Below is a listing to write out in full, exactly as given, without its pictures.

[start of DATA LINES]

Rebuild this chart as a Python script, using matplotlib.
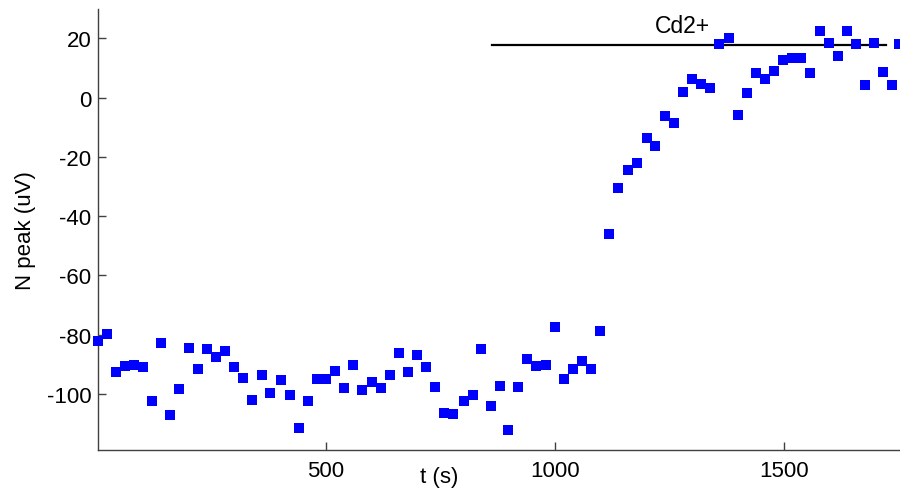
#!/usr/bin/env python3
# -*- coding: utf-8 -*-

"""
N peak amplitude vs time, with Cd2+ application bar
"""

import numpy as np
import matplotlib as mpl
mpl.use("Agg")
import matplotlib.pyplot as plt

# time (s)
t = [3, 23, 42, 62, 82, 101, 121, 140, 160, 180,
     202, 222, 241, 261, 281, 300, 320, 340, 360, 379,
     402, 421, 442, 461, 481, 500, 520, 540, 559, 579,
     601, 621, 641, 660, 680, 700, 719, 739, 759, 779,
     801, 821, 839, 860, 880, 899, 919, 939, 959, 981,
     1001, 1021, 1040, 1060, 1080, 1099, 1119, 1139, 1159, 1180,
     1201, 1220, 1240, 1260, 1280, 1300, 1319, 1339, 1358, 1380,
     1400, 1420, 1440, 1459, 1479, 1498, 1518, 1538, 1557, 1580,
     1600, 1619, 1639, 1658, 1678, 1698, 1717, 1737, 1752]

# N peak (uV)
npeak = [-82.2, -79.8, -92.5, -90.6, -90.1, -91.0, -102.5, -82.9, -107.1, -98.2,
         -84.4, -91.7, -84.9, -87.5, -85.6, -90.9, -94.7, -102.0, -93.7, -99.5,
         -95.2, -100.2, -111.3, -102.2, -94.9, -94.9, -92.2, -98.0, -90.3, -98.7,
         -96.0, -98.0, -93.7, -86.3, -92.5, -86.8, -91.0, -97.5, -106.3, -106.8,
         -102.2, -100.2, -84.9, -104.1, -97.2, -112.0, -97.5, -88.3, -90.7, -90.2,
         -77.5, -94.9, -91.4, -89.0, -91.4, -78.7, -46.1, -30.5, -24.3, -21.9,
         -13.5, -16.2, -6.2, -8.5, 1.9, 6.4, 4.5, 3.4, 18.0, 20.3,
         -5.8, 1.5, 8.4, 6.4, 9.1, 12.6, 13.4, 13.4, 8.4, 22.6,
         18.4, 14.2, 22.6, 18.0, 4.2, 18.4, 8.8, 4.2, 18.2]

# Cd2+ application
cd_start, cd_end, cd_level = 864, 1724, 17.8
cd_label = "Cd2+"

yticks = [-100, -80, -60, -40, -20, 0, 20]
xticks = [500, 1000, 1500]

if __name__ == "__main__":
    plt.rcParams['font.family'] = ['Liberation Sans', 'DejaVu Sans']
    plt.rcParams['font.size'] = 16
    plt.rcParams['axes.unicode_minus'] = False

    fig = plt.figure(figsize=(9, 4.89), dpi=100)
    ax1 = fig.add_axes([0.109, 0.077, 0.89, 0.903])

    ax1.plot(t, npeak, marker='s', ls='none', ms=7.4, mew=0,
             color='#0000ff', clip_on=False, zorder=3)
    ax1.plot([cd_start, cd_end], [cd_level, cd_level], color='black', lw=1.6)
    ax1.text(1278, 24.3, cd_label, ha='center', va='center', fontsize=16.5)

    ax1.set_xlim(3, 1752)
    ax1.set_ylim(-119, 30)
    ax1.set_xticks(xticks)
    ax1.set_yticks(yticks)

    ax1.set_xlabel('t (s)')
    ax1.set_ylabel('N peak (uV)')
    ax1.xaxis.set_label_coords(0.426, -0.036)
    ax1.yaxis.set_label_coords(-0.077, 0.5)

    ax1.spines['top'].set_visible(False)
    ax1.spines['right'].set_visible(False)
    for s in ['left', 'bottom']:
        ax1.spines[s].set_color('#404040')
        ax1.spines[s].set_linewidth(1.0)
    ax1.tick_params(direction='in', length=6, width=1.0, color='#404040',
                    labelcolor='black')
    ax1.tick_params(axis='y', pad=5)
    ax1.tick_params(axis='x', pad=7)

    plt.savefig('out.png', dpi=100)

[end of DATA LINES]

FINISHED TASK:
Rebuild this chart as a Python script, using matplotlib.
#!/usr/bin/env python3
# -*- coding: utf-8 -*-

"""
N peak amplitude vs time, with Cd2+ application bar
"""

import numpy as np
import matplotlib as mpl
mpl.use("Agg")
import matplotlib.pyplot as plt

# time (s)
t = [3, 23, 42, 62, 82, 101, 121, 140, 160, 180,
     202, 222, 241, 261, 281, 300, 320, 340, 360, 379,
     402, 421, 442, 461, 481, 500, 520, 540, 559, 579,
     601, 621, 641, 660, 680, 700, 719, 739, 759, 779,
     801, 821, 839, 860, 880, 899, 919, 939, 959, 981,
     1001, 1021, 1040, 1060, 1080, 1099, 1119, 1139, 1159, 1180,
     1201, 1220, 1240, 1260, 1280, 1300, 1319, 1339, 1358, 1380,
     1400, 1420, 1440, 1459, 1479, 1498, 1518, 1538, 1557, 1580,
     1600, 1619, 1639, 1658, 1678, 1698, 1717, 1737, 1752]

# N peak (uV)
npeak = [-82.2, -79.8, -92.5, -90.6, -90.1, -91.0, -102.5, -82.9, -107.1, -98.2,
         -84.4, -91.7, -84.9, -87.5, -85.6, -90.9, -94.7, -102.0, -93.7, -99.5,
         -95.2, -100.2, -111.3, -102.2, -94.9, -94.9, -92.2, -98.0, -90.3, -98.7,
         -96.0, -98.0, -93.7, -86.3, -92.5, -86.8, -91.0, -97.5, -106.3, -106.8,
         -102.2, -100.2, -84.9, -104.1, -97.2, -112.0, -97.5, -88.3, -90.7, -90.2,
         -77.5, -94.9, -91.4, -89.0, -91.4, -78.7, -46.1, -30.5, -24.3, -21.9,
         -13.5, -16.2, -6.2, -8.5, 1.9, 6.4, 4.5, 3.4, 18.0, 20.3,
         -5.8, 1.5, 8.4, 6.4, 9.1, 12.6, 13.4, 13.4, 8.4, 22.6,
         18.4, 14.2, 22.6, 18.0, 4.2, 18.4, 8.8, 4.2, 18.2]

# Cd2+ application
cd_start, cd_end, cd_level = 864, 1724, 17.8
cd_label = "Cd2+"

yticks = [-100, -80, -60, -40, -20, 0, 20]
xticks = [500, 1000, 1500]

if __name__ == "__main__":
    plt.rcParams['font.family'] = ['Liberation Sans', 'DejaVu Sans']
    plt.rcParams['font.size'] = 16
    plt.rcParams['axes.unicode_minus'] = False

    fig = plt.figure(figsize=(9, 4.89), dpi=100)
    ax1 = fig.add_axes([0.109, 0.077, 0.89, 0.903])

    ax1.plot(t, npeak, marker='s', ls='none', ms=7.4, mew=0,
             color='#0000ff', clip_on=False, zorder=3)
    ax1.plot([cd_start, cd_end], [cd_level, cd_level], color='black', lw=1.6)
    ax1.text(1278, 24.3, cd_label, ha='center', va='center', fontsize=16.5)

    ax1.set_xlim(3, 1752)
    ax1.set_ylim(-119, 30)
    ax1.set_xticks(xticks)
    ax1.set_yticks(yticks)

    ax1.set_xlabel('t (s)')
    ax1.set_ylabel('N peak (uV)')
    ax1.xaxis.set_label_coords(0.426, -0.036)
    ax1.yaxis.set_label_coords(-0.077, 0.5)

    ax1.spines['top'].set_visible(False)
    ax1.spines['right'].set_visible(False)
    for s in ['left', 'bottom']:
        ax1.spines[s].set_color('#404040')
        ax1.spines[s].set_linewidth(1.0)
    ax1.tick_params(direction='in', length=6, width=1.0, color='#404040',
                    labelcolor='black')
    ax1.tick_params(axis='y', pad=5)
    ax1.tick_params(axis='x', pad=7)

    plt.savefig('out.png', dpi=100)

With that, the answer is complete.